■ **Stated problem**:
Nothing after the line with "const noxaALLNSig = [0,1,1,1];" belongs in the copy; extract the lines below from the top through that line, pictures left out.
======== Raw data ========
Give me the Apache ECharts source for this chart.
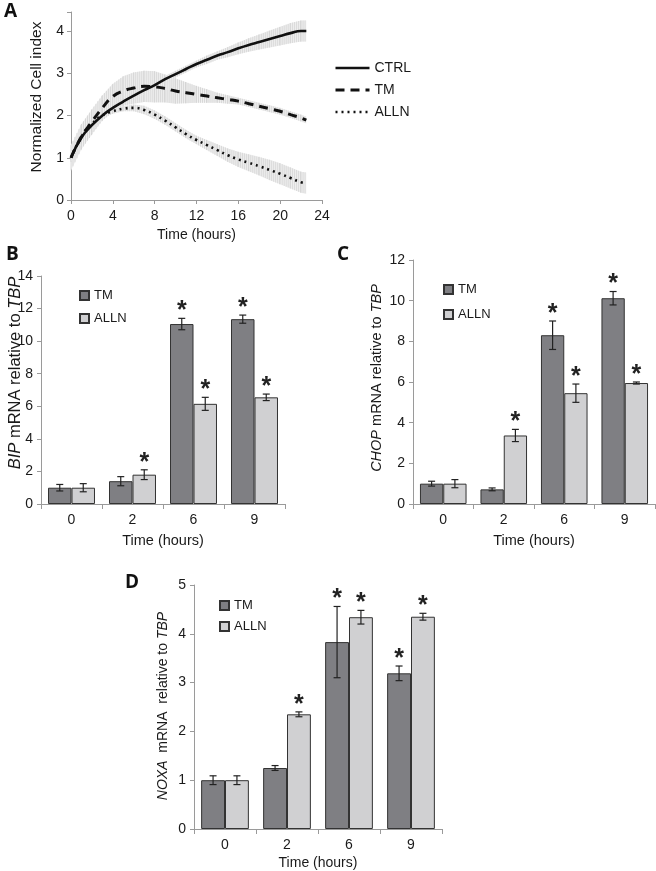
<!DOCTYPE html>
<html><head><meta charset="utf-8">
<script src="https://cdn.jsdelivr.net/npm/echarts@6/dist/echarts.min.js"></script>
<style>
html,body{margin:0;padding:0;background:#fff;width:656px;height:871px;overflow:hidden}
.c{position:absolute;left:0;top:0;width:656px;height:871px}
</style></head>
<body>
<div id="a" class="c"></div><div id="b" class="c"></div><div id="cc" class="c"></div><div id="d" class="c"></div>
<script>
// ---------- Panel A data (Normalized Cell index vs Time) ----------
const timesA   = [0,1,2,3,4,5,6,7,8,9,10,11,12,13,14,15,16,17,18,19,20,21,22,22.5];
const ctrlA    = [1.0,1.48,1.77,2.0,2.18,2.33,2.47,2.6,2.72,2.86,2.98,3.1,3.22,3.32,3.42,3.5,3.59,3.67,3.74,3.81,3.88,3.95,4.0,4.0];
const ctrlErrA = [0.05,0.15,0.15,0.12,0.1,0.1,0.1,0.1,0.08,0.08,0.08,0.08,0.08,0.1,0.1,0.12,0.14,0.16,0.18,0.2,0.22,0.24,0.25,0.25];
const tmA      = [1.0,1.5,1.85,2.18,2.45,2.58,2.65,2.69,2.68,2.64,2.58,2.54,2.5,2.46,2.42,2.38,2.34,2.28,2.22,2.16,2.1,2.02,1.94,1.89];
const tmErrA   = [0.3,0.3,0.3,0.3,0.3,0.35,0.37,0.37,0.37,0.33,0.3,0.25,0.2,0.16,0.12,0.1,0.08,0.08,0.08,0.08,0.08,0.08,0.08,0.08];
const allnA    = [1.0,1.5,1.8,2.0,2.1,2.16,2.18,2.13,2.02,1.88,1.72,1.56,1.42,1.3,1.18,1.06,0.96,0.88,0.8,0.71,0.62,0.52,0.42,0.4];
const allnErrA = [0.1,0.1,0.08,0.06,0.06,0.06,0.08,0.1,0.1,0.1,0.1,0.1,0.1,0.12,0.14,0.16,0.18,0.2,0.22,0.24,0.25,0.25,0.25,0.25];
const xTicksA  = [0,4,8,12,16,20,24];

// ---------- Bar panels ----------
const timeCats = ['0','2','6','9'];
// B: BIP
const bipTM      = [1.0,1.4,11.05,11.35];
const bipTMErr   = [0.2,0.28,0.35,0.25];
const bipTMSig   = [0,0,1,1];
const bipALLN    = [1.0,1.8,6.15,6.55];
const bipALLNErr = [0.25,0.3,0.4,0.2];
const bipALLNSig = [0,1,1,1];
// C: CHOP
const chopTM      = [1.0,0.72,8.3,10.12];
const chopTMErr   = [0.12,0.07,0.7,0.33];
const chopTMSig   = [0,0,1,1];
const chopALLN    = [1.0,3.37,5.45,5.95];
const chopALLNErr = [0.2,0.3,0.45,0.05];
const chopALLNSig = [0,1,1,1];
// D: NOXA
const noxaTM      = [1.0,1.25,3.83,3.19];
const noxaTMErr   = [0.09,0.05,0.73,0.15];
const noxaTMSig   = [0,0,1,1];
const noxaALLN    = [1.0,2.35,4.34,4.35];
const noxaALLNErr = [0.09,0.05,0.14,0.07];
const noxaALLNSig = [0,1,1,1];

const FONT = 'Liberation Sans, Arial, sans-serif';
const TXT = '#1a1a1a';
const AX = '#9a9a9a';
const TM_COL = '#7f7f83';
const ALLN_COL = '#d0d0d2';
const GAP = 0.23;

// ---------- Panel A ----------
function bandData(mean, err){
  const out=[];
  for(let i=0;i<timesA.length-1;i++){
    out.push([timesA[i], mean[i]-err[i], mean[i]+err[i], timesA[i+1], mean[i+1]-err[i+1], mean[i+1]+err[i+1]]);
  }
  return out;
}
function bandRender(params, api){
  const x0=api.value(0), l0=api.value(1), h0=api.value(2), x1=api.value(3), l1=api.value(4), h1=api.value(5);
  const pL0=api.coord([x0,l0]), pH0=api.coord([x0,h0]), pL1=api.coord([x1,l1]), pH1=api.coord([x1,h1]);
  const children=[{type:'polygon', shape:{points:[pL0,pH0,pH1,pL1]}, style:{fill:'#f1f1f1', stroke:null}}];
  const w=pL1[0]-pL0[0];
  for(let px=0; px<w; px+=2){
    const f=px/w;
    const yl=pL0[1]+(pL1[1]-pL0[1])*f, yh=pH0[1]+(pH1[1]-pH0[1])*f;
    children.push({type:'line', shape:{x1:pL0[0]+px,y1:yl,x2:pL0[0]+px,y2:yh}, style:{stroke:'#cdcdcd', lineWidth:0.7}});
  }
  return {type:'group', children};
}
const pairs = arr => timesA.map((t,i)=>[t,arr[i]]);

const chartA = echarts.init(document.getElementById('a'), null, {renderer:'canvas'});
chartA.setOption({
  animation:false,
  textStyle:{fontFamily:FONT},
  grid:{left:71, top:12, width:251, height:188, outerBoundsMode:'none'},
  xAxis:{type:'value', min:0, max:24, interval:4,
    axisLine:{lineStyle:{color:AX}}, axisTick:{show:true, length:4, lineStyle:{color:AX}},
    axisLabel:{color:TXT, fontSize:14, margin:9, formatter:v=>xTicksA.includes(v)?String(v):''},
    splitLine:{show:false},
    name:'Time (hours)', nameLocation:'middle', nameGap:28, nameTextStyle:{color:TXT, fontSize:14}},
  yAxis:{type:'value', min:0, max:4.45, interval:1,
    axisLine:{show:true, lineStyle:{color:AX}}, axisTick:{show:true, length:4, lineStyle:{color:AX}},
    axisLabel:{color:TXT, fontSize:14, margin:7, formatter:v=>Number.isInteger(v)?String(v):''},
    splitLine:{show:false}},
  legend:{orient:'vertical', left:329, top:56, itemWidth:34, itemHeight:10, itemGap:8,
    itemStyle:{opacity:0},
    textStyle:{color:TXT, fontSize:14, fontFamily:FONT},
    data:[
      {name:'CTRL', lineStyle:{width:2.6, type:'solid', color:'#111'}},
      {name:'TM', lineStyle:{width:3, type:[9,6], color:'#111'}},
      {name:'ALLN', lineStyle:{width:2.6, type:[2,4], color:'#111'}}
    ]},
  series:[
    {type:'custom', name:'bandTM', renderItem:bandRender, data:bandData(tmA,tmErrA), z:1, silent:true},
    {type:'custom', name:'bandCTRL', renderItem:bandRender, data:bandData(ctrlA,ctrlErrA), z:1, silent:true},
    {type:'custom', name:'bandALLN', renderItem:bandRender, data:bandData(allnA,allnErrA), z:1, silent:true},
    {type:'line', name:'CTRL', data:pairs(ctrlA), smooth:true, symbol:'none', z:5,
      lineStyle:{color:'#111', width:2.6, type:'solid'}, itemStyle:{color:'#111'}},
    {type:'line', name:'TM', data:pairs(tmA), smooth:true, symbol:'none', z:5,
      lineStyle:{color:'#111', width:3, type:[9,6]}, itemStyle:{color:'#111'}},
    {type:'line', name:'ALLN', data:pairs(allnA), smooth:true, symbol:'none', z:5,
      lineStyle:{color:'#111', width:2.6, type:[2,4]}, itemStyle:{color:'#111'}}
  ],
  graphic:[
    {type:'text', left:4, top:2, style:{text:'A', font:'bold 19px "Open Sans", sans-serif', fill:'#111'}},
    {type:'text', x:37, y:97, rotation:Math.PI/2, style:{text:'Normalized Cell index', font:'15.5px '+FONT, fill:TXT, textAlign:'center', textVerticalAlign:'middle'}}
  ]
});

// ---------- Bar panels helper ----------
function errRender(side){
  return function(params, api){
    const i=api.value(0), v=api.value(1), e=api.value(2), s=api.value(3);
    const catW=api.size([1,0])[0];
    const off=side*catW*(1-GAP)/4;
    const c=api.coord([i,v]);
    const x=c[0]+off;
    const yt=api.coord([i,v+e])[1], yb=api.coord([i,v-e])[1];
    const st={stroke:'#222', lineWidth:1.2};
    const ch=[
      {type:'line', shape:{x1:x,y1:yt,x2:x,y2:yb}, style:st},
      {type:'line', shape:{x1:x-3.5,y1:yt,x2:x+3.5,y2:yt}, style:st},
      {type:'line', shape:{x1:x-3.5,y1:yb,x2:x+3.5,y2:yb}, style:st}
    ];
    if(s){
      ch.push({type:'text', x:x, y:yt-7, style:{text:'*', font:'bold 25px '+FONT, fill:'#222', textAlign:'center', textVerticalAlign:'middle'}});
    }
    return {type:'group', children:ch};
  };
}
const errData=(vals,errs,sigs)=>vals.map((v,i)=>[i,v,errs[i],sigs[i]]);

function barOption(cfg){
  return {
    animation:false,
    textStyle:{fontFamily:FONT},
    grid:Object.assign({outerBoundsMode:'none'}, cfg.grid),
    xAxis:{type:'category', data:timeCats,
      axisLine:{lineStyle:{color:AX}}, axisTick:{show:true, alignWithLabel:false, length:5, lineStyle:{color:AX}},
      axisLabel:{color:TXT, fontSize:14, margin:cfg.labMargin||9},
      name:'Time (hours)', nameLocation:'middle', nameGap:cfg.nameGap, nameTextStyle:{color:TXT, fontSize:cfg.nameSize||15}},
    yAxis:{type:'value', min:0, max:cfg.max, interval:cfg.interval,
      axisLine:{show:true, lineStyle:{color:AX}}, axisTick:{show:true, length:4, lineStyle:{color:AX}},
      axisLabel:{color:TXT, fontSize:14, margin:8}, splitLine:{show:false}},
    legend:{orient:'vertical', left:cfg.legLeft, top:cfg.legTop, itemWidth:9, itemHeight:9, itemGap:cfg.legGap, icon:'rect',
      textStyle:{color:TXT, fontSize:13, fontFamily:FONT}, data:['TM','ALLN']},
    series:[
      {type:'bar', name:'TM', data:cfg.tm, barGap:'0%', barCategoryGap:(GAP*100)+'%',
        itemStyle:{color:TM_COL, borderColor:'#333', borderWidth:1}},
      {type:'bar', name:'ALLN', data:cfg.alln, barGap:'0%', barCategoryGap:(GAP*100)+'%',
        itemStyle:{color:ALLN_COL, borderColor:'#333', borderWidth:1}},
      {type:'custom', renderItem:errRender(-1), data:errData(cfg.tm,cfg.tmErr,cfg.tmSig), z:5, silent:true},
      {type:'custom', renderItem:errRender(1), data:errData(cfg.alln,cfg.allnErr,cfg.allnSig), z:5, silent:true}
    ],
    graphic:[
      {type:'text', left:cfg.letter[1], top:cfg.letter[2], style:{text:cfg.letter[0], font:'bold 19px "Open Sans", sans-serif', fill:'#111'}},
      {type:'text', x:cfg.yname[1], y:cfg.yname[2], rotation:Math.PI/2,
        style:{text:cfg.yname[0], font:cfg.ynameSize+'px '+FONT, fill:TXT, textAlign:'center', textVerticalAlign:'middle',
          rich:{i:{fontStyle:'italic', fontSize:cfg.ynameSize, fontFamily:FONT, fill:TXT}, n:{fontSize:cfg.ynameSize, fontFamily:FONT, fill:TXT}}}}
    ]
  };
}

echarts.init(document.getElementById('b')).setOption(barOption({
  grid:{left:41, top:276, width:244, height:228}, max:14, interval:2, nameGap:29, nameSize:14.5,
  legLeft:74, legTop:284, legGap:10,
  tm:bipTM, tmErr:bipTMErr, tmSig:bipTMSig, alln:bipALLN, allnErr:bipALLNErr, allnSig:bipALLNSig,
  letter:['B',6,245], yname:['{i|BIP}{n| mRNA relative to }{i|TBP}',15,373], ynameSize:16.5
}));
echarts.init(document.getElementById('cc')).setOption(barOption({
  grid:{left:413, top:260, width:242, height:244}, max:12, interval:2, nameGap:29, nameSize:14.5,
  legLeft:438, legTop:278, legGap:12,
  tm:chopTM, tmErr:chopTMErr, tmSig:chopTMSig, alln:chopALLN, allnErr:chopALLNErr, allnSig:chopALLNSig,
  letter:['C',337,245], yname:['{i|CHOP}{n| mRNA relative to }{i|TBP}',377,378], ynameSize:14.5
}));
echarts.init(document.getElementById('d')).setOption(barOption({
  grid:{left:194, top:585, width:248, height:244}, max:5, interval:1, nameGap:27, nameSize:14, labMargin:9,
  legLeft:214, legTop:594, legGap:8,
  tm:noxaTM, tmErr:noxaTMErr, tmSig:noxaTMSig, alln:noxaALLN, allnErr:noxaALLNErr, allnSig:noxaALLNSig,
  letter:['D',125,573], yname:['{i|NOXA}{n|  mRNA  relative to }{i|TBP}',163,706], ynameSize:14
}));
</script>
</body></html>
========
■ **Answer below**:
Give me the Apache ECharts source for this chart.
<!DOCTYPE html>
<html><head><meta charset="utf-8">
<script src="https://cdn.jsdelivr.net/npm/echarts@6/dist/echarts.min.js"></script>
<style>
html,body{margin:0;padding:0;background:#fff;width:656px;height:871px;overflow:hidden}
.c{position:absolute;left:0;top:0;width:656px;height:871px}
</style></head>
<body>
<div id="a" class="c"></div><div id="b" class="c"></div><div id="cc" class="c"></div><div id="d" class="c"></div>
<script>
// ---------- Panel A data (Normalized Cell index vs Time) ----------
const timesA   = [0,1,2,3,4,5,6,7,8,9,10,11,12,13,14,15,16,17,18,19,20,21,22,22.5];
const ctrlA    = [1.0,1.48,1.77,2.0,2.18,2.33,2.47,2.6,2.72,2.86,2.98,3.1,3.22,3.32,3.42,3.5,3.59,3.67,3.74,3.81,3.88,3.95,4.0,4.0];
const ctrlErrA = [0.05,0.15,0.15,0.12,0.1,0.1,0.1,0.1,0.08,0.08,0.08,0.08,0.08,0.1,0.1,0.12,0.14,0.16,0.18,0.2,0.22,0.24,0.25,0.25];
const tmA      = [1.0,1.5,1.85,2.18,2.45,2.58,2.65,2.69,2.68,2.64,2.58,2.54,2.5,2.46,2.42,2.38,2.34,2.28,2.22,2.16,2.1,2.02,1.94,1.89];
const tmErrA   = [0.3,0.3,0.3,0.3,0.3,0.35,0.37,0.37,0.37,0.33,0.3,0.25,0.2,0.16,0.12,0.1,0.08,0.08,0.08,0.08,0.08,0.08,0.08,0.08];
const allnA    = [1.0,1.5,1.8,2.0,2.1,2.16,2.18,2.13,2.02,1.88,1.72,1.56,1.42,1.3,1.18,1.06,0.96,0.88,0.8,0.71,0.62,0.52,0.42,0.4];
const allnErrA = [0.1,0.1,0.08,0.06,0.06,0.06,0.08,0.1,0.1,0.1,0.1,0.1,0.1,0.12,0.14,0.16,0.18,0.2,0.22,0.24,0.25,0.25,0.25,0.25];
const xTicksA  = [0,4,8,12,16,20,24];

// ---------- Bar panels ----------
const timeCats = ['0','2','6','9'];
// B: BIP
const bipTM      = [1.0,1.4,11.05,11.35];
const bipTMErr   = [0.2,0.28,0.35,0.25];
const bipTMSig   = [0,0,1,1];
const bipALLN    = [1.0,1.8,6.15,6.55];
const bipALLNErr = [0.25,0.3,0.4,0.2];
const bipALLNSig = [0,1,1,1];
// C: CHOP
const chopTM      = [1.0,0.72,8.3,10.12];
const chopTMErr   = [0.12,0.07,0.7,0.33];
const chopTMSig   = [0,0,1,1];
const chopALLN    = [1.0,3.37,5.45,5.95];
const chopALLNErr = [0.2,0.3,0.45,0.05];
const chopALLNSig = [0,1,1,1];
// D: NOXA
const noxaTM      = [1.0,1.25,3.83,3.19];
const noxaTMErr   = [0.09,0.05,0.73,0.15];
const noxaTMSig   = [0,0,1,1];
const noxaALLN    = [1.0,2.35,4.34,4.35];
const noxaALLNErr = [0.09,0.05,0.14,0.07];
const noxaALLNSig = [0,1,1,1];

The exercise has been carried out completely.